▶ [OBJECTIVE]: In the material below, please retype the lines from the very first through the one with "const yTicks = [0.0001, 0.001, 0.01, 0.1, 1];", exactly and without pictures.
-- Begin --
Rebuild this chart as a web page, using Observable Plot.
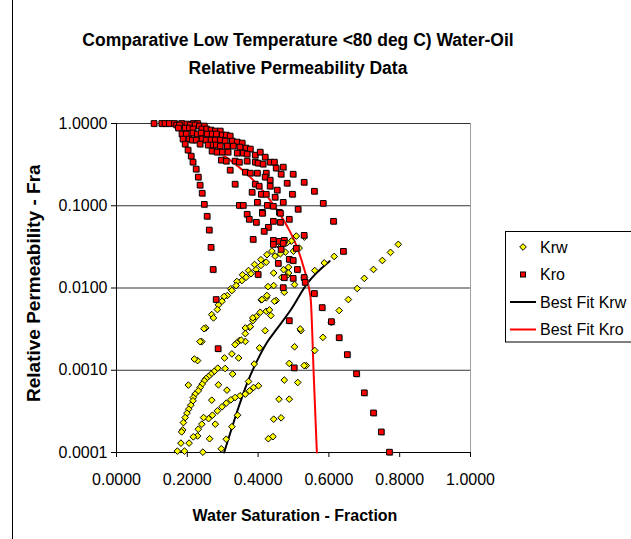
<!DOCTYPE html>
<html>
<head>
<meta charset="utf-8">
<script src="https://cdn.jsdelivr.net/npm/d3@7"></script>
<script src="https://cdn.jsdelivr.net/npm/@observablehq/plot@0.6"></script>
<style>
  body { margin: 0; background: #fff; }
  #chart { position: relative; width: 631px; height: 539px; overflow: hidden; background: #fff; }
  #chart svg { display: block; }
</style>
</head>
<body>
<div id="chart"></div>
<script>
// ---------- data ----------
const titleLines = ["Comparative Low Temperature <80 deg C) Water-Oil", "Relative Permeability Data"];
const xTitle = "Water Saturation - Fraction";
const yTitle = "Relative Permeability - Fraction";
const legendLabels = ["Krw", "Kro", "Best Fit Krw", "Best Fit Kro"];
const xTicks = [0, 0.2, 0.4, 0.6, 0.8, 1.0];
const yTicks = [0.0001, 0.001, 0.01, 0.1, 1];

// Krw (water relative permeability) points: [Sw, Krw]
const krwData = [
  [0.796,0.0339],[0.774,0.0271],[0.751,0.0216],[0.726,0.0168],[0.700,0.0131],[0.680,0.00986],[0.655,0.00724],[0.629,0.00532],
  [0.607,0.00380],[0.583,0.00251],[0.560,0.00174],[0.536,0.00114],[0.512,0.00071],[0.488,0.000445],[0.465,0.000264],[0.442,0.000156],
  [0.530,0.00114],[0.488,0.00121],[0.474,0.00076],[0.459,0.000445],[0.444,0.000254],[0.429,0.000147],[0.503,0.00193],[0.521,0.00303],
  [0.420,0.00303],[0.404,0.00187],[0.389,0.00119],[0.373,0.00073],[0.401,0.000647],[0.387,0.000617],
  [0.615,0.0242],[0.587,0.0202],[0.560,0.0163],[0.531,0.0135],
  [0.508,0.0428],[0.531,0.0416],[0.494,0.0372],[0.516,0.0306],[0.500,0.0281],[0.482,0.0356],[0.463,0.0315],[0.477,0.0273],
  [0.463,0.0261],[0.448,0.0244],[0.439,0.0281],[0.486,0.0179],[0.472,0.0167],[0.486,0.0152],[0.444,0.0152],[0.467,0.0135],
  [0.480,0.0139],[0.503,0.0110],[0.444,0.0107],[0.474,0.00889],[0.451,0.00704],[0.446,0.0069],[0.423,0.00521],[0.436,0.00462],
  [0.519,0.00318],[0.428,0.0104],[0.423,0.0076],[0.409,0.00718],[0.432,0.00542],[0.406,0.00507],[0.395,0.00449],[0.385,0.00401],
  [0.376,0.00333],[0.364,0.00327],[0.364,0.00279],[0.378,0.0034],[0.347,0.00229],[0.340,0.00215],[0.335,0.00205],[0.364,0.00224],
  [0.326,0.00158],[0.345,0.00141],[0.305,0.00141],[0.307,0.00105],[0.328,0.0009],[0.312,0.000573],[0.342,0.000284],[0.326,0.000206],
  [0.310,0.000145],[0.296,0.000111],[0.244,0.000101],[0.425,0.0081],[0.411,0.00724],[0.385,0.00433],[0.352,0.00233],
  [0.376,0.000562],[0.364,0.000513],[0.349,0.000489],[0.335,0.000466],[0.323,0.000437],[0.310,0.000398],[0.298,0.000359],[0.285,0.000321],
  [0.271,0.000284],[0.260,0.000258],[0.246,0.000266],[0.241,0.000221],[0.231,0.000192],[0.229,0.000159],[0.217,0.000155],[0.205,0.00013],
  [0.269,0.000433],[0.279,0.000221],[0.263,0.000147],[0.288,0.000666],[0.203,0.00066],
  [0.286,0.00106],[0.276,0.000967],[0.267,0.0009],[0.260,0.00084],[0.253,0.000794],[0.248,0.000745],[0.242,0.000679],[0.236,0.000617],
  [0.231,0.000562],[0.222,0.000513],[0.217,0.000466],[0.216,0.000425],[0.210,0.000376],[0.204,0.000336],[0.199,0.000301],[0.194,0.000266],
  [0.189,0.000231],[0.187,0.000188],[0.184,0.000178],[0.182,0.00013],[0.172,0.000104],[0.192,0.000104],
  [0.425,0.0254],[0.408,0.0221],[0.423,0.0206],[0.390,0.0193],[0.408,0.0188],[0.373,0.0163],[0.394,0.0167],[0.380,0.0149],
  [0.356,0.0145],[0.366,0.0135],[0.354,0.0123],[0.340,0.0120],[0.338,0.0107],[0.323,0.00978],[0.326,0.00932],[0.313,0.0081],
  [0.304,0.00788],[0.298,0.0069],[0.288,0.00624],[0.285,0.00547],[0.269,0.00475],[0.274,0.00433],[0.252,0.00327],[0.247,0.0032],
  [0.241,0.00223],[0.236,0.00223],[0.229,0.00131],[0.220,0.00137]
];

// Kro (oil relative permeability) points: [Sw, Kro]
const kroData = [
  [0.106,1],[0.128,1],[0.137,1],[0.149,1],[0.164,1],[0.184,1],[0.199,0.986],[0.217,1],[0.229,1],
  [0.170,0.959],[0.178,0.959],[0.208,0.959],[0.222,0.959],[0.234,0.932],[0.248,0.932],
  [0.175,0.881],[0.194,0.881],[0.206,0.881],[0.216,0.857],[0.241,0.857],[0.255,0.857],[0.267,0.833],[0.279,0.810],[0.293,0.810],
  [0.185,0.745],[0.197,0.745],[0.216,0.766],[0.228,0.745],[0.239,0.766],[0.256,0.745],[0.270,0.745],[0.282,0.745],[0.299,0.724],[0.310,0.724],[0.321,0.704],
  [0.205,0.647],[0.214,0.629],[0.225,0.629],[0.242,0.647],[0.253,0.629],[0.267,0.629],[0.279,0.629],[0.293,0.629],[0.307,0.612],[0.327,0.612],[0.341,0.595],[0.355,0.578],
  [0.236,0.562],[0.259,0.547],[0.273,0.547],[0.282,0.547],[0.293,0.532],[0.313,0.532],[0.330,0.532],[0.349,0.517],[0.366,0.503],[0.378,0.489],
  [0.270,0.462],[0.284,0.449],[0.299,0.449],[0.315,0.449],[0.341,0.437],[0.358,0.437],[0.369,0.425],[0.392,0.413],[0.406,0.449],[0.420,0.390],
  [0.296,0.359],[0.310,0.349],[0.335,0.349],[0.347,0.339],[0.369,0.349],[0.392,0.339],[0.400,0.330],[0.414,0.321],[0.434,0.339],[0.446,0.339],[0.451,0.287],[0.471,0.295],
  [0.321,0.271],[0.364,0.256],[0.378,0.249],[0.398,0.249],[0.423,0.249],[0.420,0.223],[0.465,0.242],[0.499,0.242],
  [0.335,0.183],[0.392,0.183],[0.403,0.173],[0.434,0.205],[0.482,0.188],[0.530,0.193],[0.434,0.173],
  [0.383,0.146],[0.409,0.138],[0.423,0.138],[0.454,0.155],[0.497,0.138],[0.559,0.150],[0.448,0.127],
  [0.347,0.101],[0.358,0.101],[0.398,0.110],[0.426,0.101],[0.443,0.0986],[0.471,0.110],[0.513,0.0907],[0.584,0.107],[0.412,0.0833],[0.460,0.0833],
  [0.369,0.0788],[0.375,0.0685],[0.412,0.0810],[0.395,0.0629],[0.429,0.0547],[0.417,0.0489],[0.463,0.0810],[0.488,0.0685],[0.443,0.0647],[0.463,0.0629],
  [0.613,0.0647],[0.443,0.0380],[0.460,0.0369],[0.474,0.0380],[0.443,0.0339],[0.471,0.0349],[0.530,0.0437],[0.465,0.0295],[0.508,0.0303],[0.488,0.0223],
  [0.499,0.0216],[0.457,0.0199],[0.641,0.0279],[0.386,0.0390],[0.400,0.0146],[0.511,0.0168],[0.474,0.0134],[0.499,0.0131],[0.530,0.0134],[0.471,0.0101],
  [0.533,0.0117],[0.559,0.00857],[0.581,0.00578],[0.488,0.00401],[0.607,0.00390],[0.629,0.00249],[0.652,0.00155],[0.678,0.000907],[0.700,0.000532],
  [0.726,0.000303],[0.748,0.000178],[0.771,0.000101],[0.502,0.00107],
  [0.188,0.647],[0.194,0.562],[0.202,0.475],[0.211,0.401],[0.216,0.339],[0.225,0.279],[0.231,0.223],[0.236,0.178],[0.242,0.142],[0.248,0.104],
  [0.256,0.0745],[0.262,0.0507],[0.267,0.0312],[0.273,0.0168],[0.2815,0.00724],[0.287,0.00183]
];

// Best-fit curves
const fitKrwSw = [0.304, 0.326, 0.3445, 0.368, 0.397, 0.425, 0.453, 0.491, 0.538, 0.602];
const fitKrwKr = [0.0001, 0.0002, 0.000352, 0.00068, 0.0013, 0.00218, 0.00318, 0.00532, 0.01125, 0.0212];
const fitKroSw = [0.270, 0.321, 0.372, 0.412, 0.448, 0.482, 0.508, 0.528, 0.545, 0.549, 0.557, 0.566];
const fitKroKr = [0.503, 0.359, 0.2355, 0.1545, 0.0959, 0.0562, 0.033, 0.0183, 0.00932, 0.00704, 0.000907, 0.0001];

// ---------- build ----------
const krw = krwData.map(([sw, kr]) => ({sw, kr}));
const kro = kroData.map(([sw, kr]) => ({sw, kr}));
const fitKrw = fitKrwSw.map((sw, i) => ({sw, kr: fitKrwKr[i]}));
const fitKro = fitKroSw.map((sw, i) => ({sw, kr: fitKroKr[i]}));

const FONT = "'Liberation Sans', Arial, Helvetica, sans-serif";

const plot = Plot.plot({
  width: 631,
  height: 539,
  marginLeft: 116,
  marginRight: 161,
  marginTop: 123,
  marginBottom: 87,
  style: {fontFamily: FONT, fontSize: "16px", color: "#000", background: "transparent", overflow: "visible"},
  x: {domain: [0, 1], ticks: xTicks, tickFormat: d => d.toFixed(4), tickSize: 5, tickPadding: 16, label: null},
  y: {type: "log", domain: [0.0001, 1], ticks: yTicks, tickFormat: d => d.toFixed(4), tickSize: 5, tickPadding: 4, label: null},
  marks: [
    Plot.ruleY(yTicks.slice(1), {stroke: "#333", strokeWidth: 1}),
    Plot.ruleX([1], {stroke: "#a0a0a0", strokeWidth: 1}),
    Plot.ruleX([0], {stroke: "#000", strokeWidth: 1}),
    Plot.ruleY([0.0001], {stroke: "#000", strokeWidth: 1}),
    Plot.line(fitKrw, {x: "sw", y: "kr", stroke: "#000", strokeWidth: 2, curve: "monotone-x"}),
    Plot.line(fitKro, {x: "sw", y: "kr", stroke: "#ff0000", strokeWidth: 2, curve: "monotone-x"}),
    Plot.dot(krw, {x: "sw", y: "kr", symbol: "diamond2", r: 3, fill: "#ffff00", stroke: "#000", strokeWidth: 1}),
    Plot.dot(kro, {x: "sw", y: "kr", symbol: "square", r: 3.2, dx: 1, dy: 1, fill: "#9a9a9a", fillOpacity: 0.7, stroke: "none"}),
    Plot.dot(kro, {x: "sw", y: "kr", symbol: "square", r: 3.2, fill: "#ff0000", stroke: "#000", strokeWidth: 1})
  ]
});

const svg = d3.select(plot);

// background and left edge of the chart area border
svg.insert("rect", ":first-child")
  .attr("x", 0).attr("y", 0).attr("width", 631).attr("height", 539).attr("fill", "#fff");
svg.append("line")
  .attr("x1", 12.5).attr("x2", 12.5).attr("y1", 0).attr("y2", 539)
  .attr("stroke", "#000").attr("stroke-width", 1);

// title
titleLines.forEach((t, i) => {
  svg.append("text")
    .attr("x", 298).attr("y", 46 + i * 28)
    .attr("text-anchor", "middle")
    .attr("font-family", FONT).attr("font-weight", "bold").attr("font-size", 17.5)
    .attr("fill", "#000")
    .text(t);
});

// x-axis title
svg.append("text")
  .attr("x", 295).attr("y", 521)
  .attr("text-anchor", "middle")
  .attr("font-family", FONT).attr("font-weight", "bold").attr("font-size", 16)
  .attr("fill", "#000")
  .text(xTitle);

// y-axis title (clipped at top as in the original)
const defs = svg.append("defs");
defs.append("clipPath").attr("id", "yclip")
  .append("rect").attr("x", 0).attr("y", 165).attr("width", 100).attr("height", 300);
svg.append("g").attr("clip-path", "url(#yclip)")
  .append("text")
  .attr("transform", "translate(40,402) rotate(-90)")
  .attr("text-anchor", "start")
  .attr("font-family", FONT).attr("font-weight", "bold").attr("font-size", 19)
  .attr("fill", "#000")
  .text(yTitle);

// legend
const lg = svg.append("g").attr("font-family", FONT).attr("font-size", 16).attr("text-anchor", "start");
lg.append("rect").attr("x", 505.5).attr("y", 231.5).attr("width", 140).attr("height", 110.5)
  .attr("fill", "#fff").attr("stroke", "#000").attr("stroke-width", 1);
const rowY = [247, 274.5, 302, 329.5];
// Krw symbol
lg.append("path")
  .attr("d", d3.symbol(d3.symbolDiamond2, 28)())
  .attr("transform", `translate(523,${rowY[0]})`)
  .attr("fill", "#ffff00").attr("stroke", "#000").attr("stroke-width", 1);
// Kro symbol
lg.append("rect").attr("x", 520.5).attr("y", rowY[1] - 2.5).attr("width", 5).attr("height", 5)
  .attr("fill", "#ff0000").attr("stroke", "#000").attr("stroke-width", 1);
// lines
lg.append("line").attr("x1", 510).attr("x2", 536).attr("y1", rowY[2]).attr("y2", rowY[2])
  .attr("stroke", "#000").attr("stroke-width", 2);
lg.append("line").attr("x1", 510).attr("x2", 536).attr("y1", rowY[3]).attr("y2", rowY[3])
  .attr("stroke", "#ff0000").attr("stroke-width", 2);
legendLabels.forEach((t, i) => {
  lg.append("text").attr("x", 540).attr("y", rowY[i]).attr("dy", "0.36em")
    .attr("text-anchor", "start")
    .attr("fill", "#000").text(t);
});

document.getElementById("chart").appendChild(plot);
</script>
</body>
</html>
-- End --
▶ [ANSWER TO THE PROBLEM]:
Rebuild this chart as a web page, using Observable Plot.
<!DOCTYPE html>
<html>
<head>
<meta charset="utf-8">
<script src="https://cdn.jsdelivr.net/npm/d3@7"></script>
<script src="https://cdn.jsdelivr.net/npm/@observablehq/plot@0.6"></script>
<style>
  body { margin: 0; background: #fff; }
  #chart { position: relative; width: 631px; height: 539px; overflow: hidden; background: #fff; }
  #chart svg { display: block; }
</style>
</head>
<body>
<div id="chart"></div>
<script>
// ---------- data ----------
const titleLines = ["Comparative Low Temperature <80 deg C) Water-Oil", "Relative Permeability Data"];
const xTitle = "Water Saturation - Fraction";
const yTitle = "Relative Permeability - Fraction";
const legendLabels = ["Krw", "Kro", "Best Fit Krw", "Best Fit Kro"];
const xTicks = [0, 0.2, 0.4, 0.6, 0.8, 1.0];
const yTicks = [0.0001, 0.001, 0.01, 0.1, 1];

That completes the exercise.